À ce travail à devoir mener avec les deux protagonistes – le harcelé et le harceleur –, Alexandre Castanheira ajoute une troisième composante : les témoins. « Ceux que Bruno Humbeeck appelle les ‘specta(c)teurs’, parce que même s’ils ne ‘font rien’, ils valident la norme dictée par le harceleur et permettent la situation »
Après avoir identifié tous les protagonistes, il faut travailler dans la perspective de rétablir du lien. « Tous les élèves ne doivent bien sûr pas devenir super copains, mais ils doivent parvenir à vivre ensemble de ‘manière OK’ pour tous ».
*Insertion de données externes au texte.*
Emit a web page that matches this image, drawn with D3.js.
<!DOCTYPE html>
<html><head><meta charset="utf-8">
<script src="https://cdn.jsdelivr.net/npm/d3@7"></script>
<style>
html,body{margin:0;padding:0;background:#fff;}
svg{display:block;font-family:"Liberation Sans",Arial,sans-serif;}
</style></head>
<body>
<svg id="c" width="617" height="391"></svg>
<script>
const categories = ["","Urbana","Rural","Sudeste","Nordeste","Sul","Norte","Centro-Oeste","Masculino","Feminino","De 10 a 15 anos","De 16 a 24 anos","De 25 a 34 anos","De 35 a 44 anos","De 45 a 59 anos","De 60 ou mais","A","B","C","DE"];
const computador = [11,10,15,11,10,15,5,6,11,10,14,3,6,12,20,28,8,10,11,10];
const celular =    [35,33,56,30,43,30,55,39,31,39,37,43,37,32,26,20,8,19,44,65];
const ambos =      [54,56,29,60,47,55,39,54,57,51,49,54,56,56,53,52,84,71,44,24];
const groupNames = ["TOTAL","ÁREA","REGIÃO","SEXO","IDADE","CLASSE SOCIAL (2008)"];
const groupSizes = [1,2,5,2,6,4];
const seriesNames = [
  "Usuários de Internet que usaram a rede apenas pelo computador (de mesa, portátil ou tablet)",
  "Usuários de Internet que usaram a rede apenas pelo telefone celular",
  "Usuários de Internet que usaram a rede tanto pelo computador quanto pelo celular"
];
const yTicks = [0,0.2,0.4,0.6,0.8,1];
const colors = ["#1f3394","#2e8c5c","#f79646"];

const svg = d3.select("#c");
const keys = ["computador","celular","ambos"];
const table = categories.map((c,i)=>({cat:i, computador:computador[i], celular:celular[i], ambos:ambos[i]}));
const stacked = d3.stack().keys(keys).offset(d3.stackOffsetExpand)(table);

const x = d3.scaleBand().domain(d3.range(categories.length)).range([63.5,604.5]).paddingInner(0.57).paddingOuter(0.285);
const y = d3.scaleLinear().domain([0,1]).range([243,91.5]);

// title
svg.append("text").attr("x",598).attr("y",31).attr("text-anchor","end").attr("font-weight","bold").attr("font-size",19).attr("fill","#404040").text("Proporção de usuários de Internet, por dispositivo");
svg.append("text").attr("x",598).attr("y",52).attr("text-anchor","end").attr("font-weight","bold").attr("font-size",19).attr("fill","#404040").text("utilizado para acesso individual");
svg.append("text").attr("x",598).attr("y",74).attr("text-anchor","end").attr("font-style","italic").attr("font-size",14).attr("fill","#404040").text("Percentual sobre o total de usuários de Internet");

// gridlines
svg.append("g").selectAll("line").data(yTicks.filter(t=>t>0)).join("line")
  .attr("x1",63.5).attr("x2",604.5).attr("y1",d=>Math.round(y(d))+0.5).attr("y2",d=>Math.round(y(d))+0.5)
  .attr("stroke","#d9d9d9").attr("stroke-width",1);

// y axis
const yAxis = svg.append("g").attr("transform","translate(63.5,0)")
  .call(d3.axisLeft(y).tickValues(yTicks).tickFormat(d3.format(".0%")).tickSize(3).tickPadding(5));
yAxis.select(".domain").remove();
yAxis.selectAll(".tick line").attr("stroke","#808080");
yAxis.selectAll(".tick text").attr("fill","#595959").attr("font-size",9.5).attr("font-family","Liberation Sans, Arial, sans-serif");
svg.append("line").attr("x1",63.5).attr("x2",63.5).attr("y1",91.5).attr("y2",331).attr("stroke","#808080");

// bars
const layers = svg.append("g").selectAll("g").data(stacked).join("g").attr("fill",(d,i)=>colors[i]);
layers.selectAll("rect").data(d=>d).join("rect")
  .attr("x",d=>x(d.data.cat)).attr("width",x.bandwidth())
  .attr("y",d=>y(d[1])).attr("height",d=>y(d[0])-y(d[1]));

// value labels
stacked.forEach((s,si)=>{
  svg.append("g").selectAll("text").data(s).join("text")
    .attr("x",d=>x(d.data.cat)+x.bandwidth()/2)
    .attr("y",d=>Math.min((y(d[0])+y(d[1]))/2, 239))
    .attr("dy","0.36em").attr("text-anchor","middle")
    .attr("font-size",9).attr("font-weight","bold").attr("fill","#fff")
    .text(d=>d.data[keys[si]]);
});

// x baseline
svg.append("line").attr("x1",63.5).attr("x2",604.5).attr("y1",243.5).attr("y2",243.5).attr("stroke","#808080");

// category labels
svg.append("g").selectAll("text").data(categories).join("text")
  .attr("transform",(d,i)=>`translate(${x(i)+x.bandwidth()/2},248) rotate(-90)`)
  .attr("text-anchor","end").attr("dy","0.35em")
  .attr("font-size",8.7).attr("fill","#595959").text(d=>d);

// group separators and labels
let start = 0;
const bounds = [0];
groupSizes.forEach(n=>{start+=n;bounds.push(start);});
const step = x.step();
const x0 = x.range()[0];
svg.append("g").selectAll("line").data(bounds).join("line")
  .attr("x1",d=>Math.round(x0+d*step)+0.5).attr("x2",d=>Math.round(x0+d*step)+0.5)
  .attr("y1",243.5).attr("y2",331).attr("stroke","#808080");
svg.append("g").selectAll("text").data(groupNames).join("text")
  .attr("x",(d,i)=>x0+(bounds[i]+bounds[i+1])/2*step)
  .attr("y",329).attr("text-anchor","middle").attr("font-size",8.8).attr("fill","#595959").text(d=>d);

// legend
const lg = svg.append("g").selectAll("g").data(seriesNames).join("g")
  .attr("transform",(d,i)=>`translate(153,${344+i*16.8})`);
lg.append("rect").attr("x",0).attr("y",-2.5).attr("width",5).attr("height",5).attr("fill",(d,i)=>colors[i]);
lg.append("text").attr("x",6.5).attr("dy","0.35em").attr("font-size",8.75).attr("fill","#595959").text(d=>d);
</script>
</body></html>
À cette méthodologie proposée (évaluation – diagnostic – travail collectif ), s’en ajoutent d’autres qui ont fait leurs preuves. Mais toutes présupposent des adultes formés au processus, avec des capacités d’écoute des émotions, de reformulation des faits sans jugements, etc. « Ces dernières années, il y a eu pas mal de sensibilisation et, au sein des centres PMS, le personnel est de mieux en mieux formé. Mais sans imposer que l’ensemble des professionnels d’un établissement scolaire soient outillés, il faudrait au minimum que les éducateurs et les titulaires le soient ».
Outre la formation et la sensibilisation des adultes, la clé reste l’éducation à la relation, à l’empathie dans le cadre scolaire. « C’est capital et cela doit se faire dès la maternelle», conclut Alexandre Castanheira.